The US Commodity Futures Trading Commission (CFTC) is investigating potential market manipulation of cotton futures after prices surged and then abruptly plunged in March, two people familiar with the probe said.
Results of the investigation may be released as soon as tomorrow, said the sources, who asked not to be identified because the probe hasn’t been made public.
The Washington-based commission, which is also examining potentially improper trading in oil markets, began the cotton inquiry after seeing unusual gaps between futures and spot prices, the people said.
Cotton traded on Intercontinental Exchange Inc’s ICE Futures US unit rose to a 12-year high of US$0.9286 a pound (0.45kg) on March 5, then fell as much as 26 percent by March 20 to US$0.6902. Supplies in the US didn’t justify the increase, cotton merchants told the commission during an April hearing on the role speculators are playing in rising commodities prices.
“The market is broken, it’s out of whack, and someone has to step in and bring relief,” William Dunavant, chairman of cotton merchant Dunavant Enterprises Inc, said at the April hearing.
CFTC spokesman Dennis Holden said yesterday in an interview the commission doesn’t comment on whether it’s conducting investigations.
Intercontinental Exchange spokeswoman Kelly Loeffler said her organization also doesn’t comment on possible probes. The investigation was reported earlier in the Wall Street Journal and the New York Times.
The CFTC, which regulates markets including silver and soybeans and derivatives linked to stock indexes and bonds, is under pressure from Congress to ensure commodity markets aren’t being manipulated as the prices of gold, copper, corn and wheat rose to records, said one of the people familiar with the probe.
The Reuters-Jefferies CRB Commodity Index has jumped 37 percent in the past year, touching a record 435.53 on May 22. Oil has doubled, making it the biggest gainer. Cotton jumped 48 percent, the eighth-biggest increase of 19 commodities on the CRB. Cotton for December delivery fell US$0.0027, or 0.4 percent, to US$0.7437 a pound on Friday on ICE Futures US, formerly the New York Board of Trade.
Joseph Lieberman, chairman of the Senate Homeland Security and Government Affairs Committee, said on May 20 he is considering legislation limiting large institutional investors in commodities markets.
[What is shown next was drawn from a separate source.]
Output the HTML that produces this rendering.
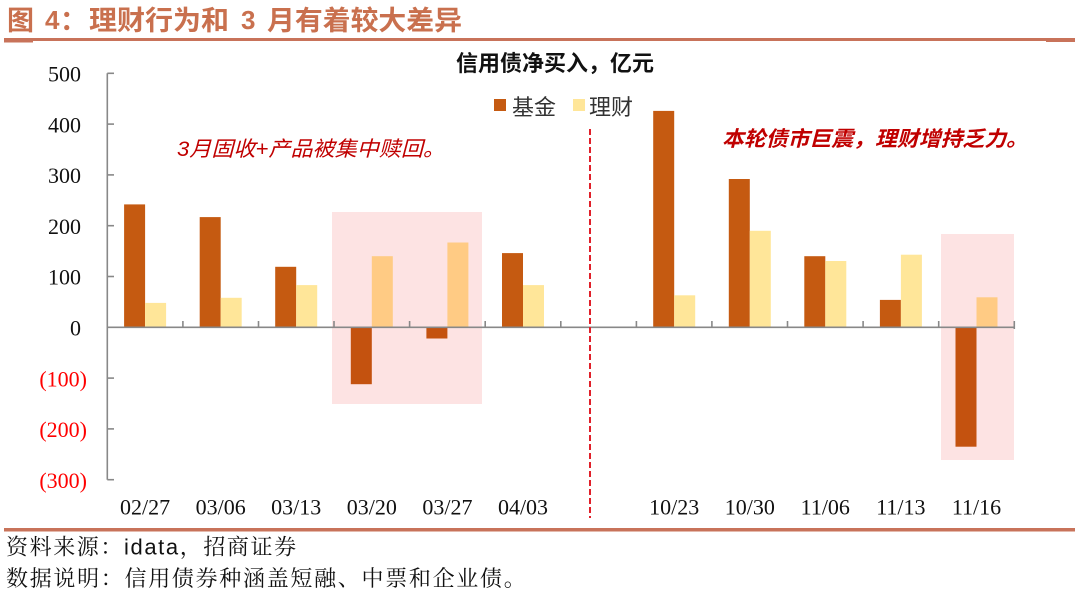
<!DOCTYPE html>
<html>
<head>
<meta charset="utf-8">
<style>
  html,body{margin:0;padding:0;background:#fff;}
  svg{display:block;}
</style>
</head>
<body>
<svg width="1080" height="592" viewBox="0 0 1080 592" xmlns="http://www.w3.org/2000/svg">
  <rect width="1080" height="592" fill="#fff"/>

  <!-- Title -->
  <g fill="#C9704E" font-weight="bold">
    <text x="7" y="30" font-family="'Noto Sans CJK SC', sans-serif" font-size="27">图</text>
    <text x="45" y="29" font-family="'Liberation Sans', sans-serif" font-size="26">4</text>
    <text x="60" y="30" font-family="'Noto Sans CJK SC', sans-serif" font-size="27">：</text>
    <text x="89" y="30" font-family="'Noto Sans CJK SC', sans-serif" font-size="27" textLength="140" lengthAdjust="spacingAndGlyphs">理财行为和</text>
    <text x="241" y="29" font-family="'Liberation Sans', sans-serif" font-size="26">3</text>
    <text x="267" y="30" font-family="'Noto Sans CJK SC', sans-serif" font-size="27" textLength="195" lengthAdjust="spacingAndGlyphs">月有着较大差异</text>
  </g>
  <rect x="4" y="38" width="1071" height="3" fill="#C8735A"/>
  <rect x="4" y="38" width="29" height="4.5" fill="#C8735A"/>
  <rect x="1046" y="38" width="29" height="4" fill="#C8735A"/>

  <!-- Chart title -->
  <text x="555" y="71" text-anchor="middle" font-family="'Liberation Sans','Noto Sans CJK SC', sans-serif" font-size="22" font-weight="bold" fill="#111">信用债净买入，亿元</text>

  <!-- Legend -->
  <rect x="494" y="99" width="12" height="12" fill="#C55A11"/>
  <text x="512" y="115" font-family="'Noto Sans CJK SC', sans-serif" font-size="22" fill="#333">基金</text>
  <rect x="573" y="99" width="12" height="12" fill="#FFE699"/>
  <text x="589" y="115" font-family="'Noto Sans CJK SC', sans-serif" font-size="22" fill="#333">理财</text>

  <!-- Pink highlight boxes -->
  <rect x="332" y="212" width="150" height="192" fill="#FDE3E3"/>
  <rect x="941" y="234" width="73" height="226" fill="#FDE3E3"/>

  <!-- Bars -->
  <g fill="#C55A11">
    <rect x="124.1" y="204.4" width="21" height="122.9"/>
    <rect x="199.7" y="217.1" width="21" height="110.2"/>
    <rect x="275.2" y="266.8" width="21" height="60.5"/>
    <rect x="502.0" y="253.1" width="21" height="74.2"/>
    <rect x="653.2" y="110.9" width="21" height="216.4"/>
    <rect x="728.8" y="179.0" width="21" height="148.3"/>
    <rect x="804.3" y="256.2" width="21" height="71.1"/>
    <rect x="879.9" y="299.9" width="21" height="27.4"/>
  </g>
  <g fill="#C4520F">
    <rect x="350.8" y="327.3" width="21" height="56.9"/>
    <rect x="426.4" y="327.3" width="21" height="11.2"/>
    <rect x="955.5" y="327.3" width="21" height="119.4"/>
  </g>
  <g fill="#FFE699">
    <rect x="145.1" y="302.9" width="21" height="24.4"/>
    <rect x="220.7" y="297.8" width="21" height="29.5"/>
    <rect x="296.2" y="285.1" width="21" height="42.2"/>
    <rect x="523.0" y="285.1" width="21" height="42.2"/>
    <rect x="674.2" y="295.3" width="21" height="32"/>
    <rect x="749.8" y="230.8" width="21" height="96.5"/>
    <rect x="825.3" y="261.0" width="21" height="66.3"/>
    <rect x="900.9" y="254.7" width="21" height="72.6"/>
  </g>
  <g fill="#FFCB84">
    <rect x="371.8" y="256.2" width="21" height="71.1"/>
    <rect x="447.4" y="242.5" width="21" height="84.8"/>
    <rect x="976.5" y="297.3" width="21" height="30"/>
  </g>

  <!-- Axes -->
  <g stroke="#888" stroke-width="1.6" fill="none">
    <line x1="107.3" y1="73.3" x2="107.3" y2="479.7"/>
    <line x1="107.3" y1="327.3" x2="1014.3" y2="327.3"/>
    <!-- y ticks -->
    <line x1="107.3" y1="73.3" x2="114" y2="73.3"/>
    <line x1="107.3" y1="124.1" x2="114" y2="124.1"/>
    <line x1="107.3" y1="174.9" x2="114" y2="174.9"/>
    <line x1="107.3" y1="225.7" x2="114" y2="225.7"/>
    <line x1="107.3" y1="276.5" x2="114" y2="276.5"/>
    <line x1="107.3" y1="378.1" x2="114" y2="378.1"/>
    <line x1="107.3" y1="428.9" x2="114" y2="428.9"/>
    <line x1="107.3" y1="479.7" x2="114" y2="479.7"/>
    <!-- x ticks -->
    <line x1="182.9" y1="321" x2="182.9" y2="327.3"/>
    <line x1="258.5" y1="321" x2="258.5" y2="327.3"/>
    <line x1="334.0" y1="321" x2="334.0" y2="327.3"/>
    <line x1="409.6" y1="321" x2="409.6" y2="327.3"/>
    <line x1="485.2" y1="321" x2="485.2" y2="327.3"/>
    <line x1="560.8" y1="321" x2="560.8" y2="327.3"/>
    <line x1="636.4" y1="321" x2="636.4" y2="327.3"/>
    <line x1="711.9" y1="321" x2="711.9" y2="327.3"/>
    <line x1="787.5" y1="321" x2="787.5" y2="327.3"/>
    <line x1="863.1" y1="321" x2="863.1" y2="327.3"/>
    <line x1="938.7" y1="321" x2="938.7" y2="327.3"/>
    <line x1="1014.3" y1="321" x2="1014.3" y2="329"/>
  </g>

  <!-- Y labels -->
  <g font-family="'Liberation Serif', serif" font-size="22" fill="#111" text-anchor="end">
    <text x="81" y="81.5">500</text>
    <text x="81" y="132.3">400</text>
    <text x="81" y="183.1">300</text>
    <text x="81" y="233.9">200</text>
    <text x="81" y="284.7">100</text>
    <text x="81" y="335.5">0</text>
  </g>
  <g font-family="'Liberation Serif', serif" font-size="22" fill="#FF0000" text-anchor="end">
    <text x="87" y="386.3">(100)</text>
    <text x="87" y="437.1">(200)</text>
    <text x="87" y="487.9">(300)</text>
  </g>

  <!-- X labels -->
  <g font-family="'Liberation Serif', serif" font-size="22" fill="#111" text-anchor="middle">
    <text x="145.1" y="514.5">02/27</text>
    <text x="220.7" y="514.5">03/06</text>
    <text x="296.2" y="514.5">03/13</text>
    <text x="371.8" y="514.5">03/20</text>
    <text x="447.4" y="514.5">03/27</text>
    <text x="523.0" y="514.5">04/03</text>
    <text x="674.2" y="514.5">10/23</text>
    <text x="749.8" y="514.5">10/30</text>
    <text x="825.3" y="514.5">11/06</text>
    <text x="900.9" y="514.5">11/13</text>
    <text x="976.5" y="514.5">11/16</text>
  </g>

  <!-- Dashed divider -->
  <line x1="590" y1="129" x2="590" y2="518" stroke="#E0202A" stroke-width="2" stroke-dasharray="6,3"/>

  <!-- Annotations -->
  <text x="177" y="156" font-family="'Liberation Sans','Noto Sans CJK SC', sans-serif" font-size="21" font-style="italic" fill="#C00000" textLength="268" lengthAdjust="spacingAndGlyphs">3月固收+产品被集中赎回。</text>
  <text x="722" y="146" font-family="'Liberation Sans','Noto Sans CJK SC', sans-serif" font-size="21" font-style="italic" font-weight="bold" fill="#C00000" textLength="306" lengthAdjust="spacingAndGlyphs">本轮债市巨震，理财增持乏力。</text>

  <!-- Footer -->
  <rect x="4" y="528" width="1071" height="3.5" fill="#C8735A"/>
  <text x="6" y="554.5" font-family="'Liberation Sans','Noto Serif CJK SC', serif" font-size="22" fill="#111" letter-spacing="1.6">资料来源：<tspan font-family="'Liberation Sans', sans-serif">idata</tspan>，招商证券</text>
  <text x="6" y="586" font-family="'Liberation Serif','Noto Serif CJK SC', serif" font-size="22" fill="#111" letter-spacing="1.7">数据说明：信用债券种涵盖短融、中票和企业债。</text>
</svg>
</body>
</html>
The legislation would be aimed at speculators and other investors who use commodities to hedge against swings in other investment instruments such as stocks and the US dollar, Lieberman, a Connecticut independent, said during a hearing.
The CFTC said in a statement on Thursday that it is investigating US oil trading to determine whether the doubling of prices in the past year is the result of manipulation or fraud.
The CFTC has been investigating the transportation, storage and trading of crude oil in the US since December, the regulator said in the statement posted on its Web site.
The CFTC said its probe, which involves ICE and the UK’s Financial Services Authority, includes oil futures contracts. Oil rose to a record US$135.09 a barrel on May 22.
The regulator, which generally keeps its inquiries confidential, didn’t say when the oil-market probe will end and didn’t name any companies being targeted. The details of the investigation were confidential, it said.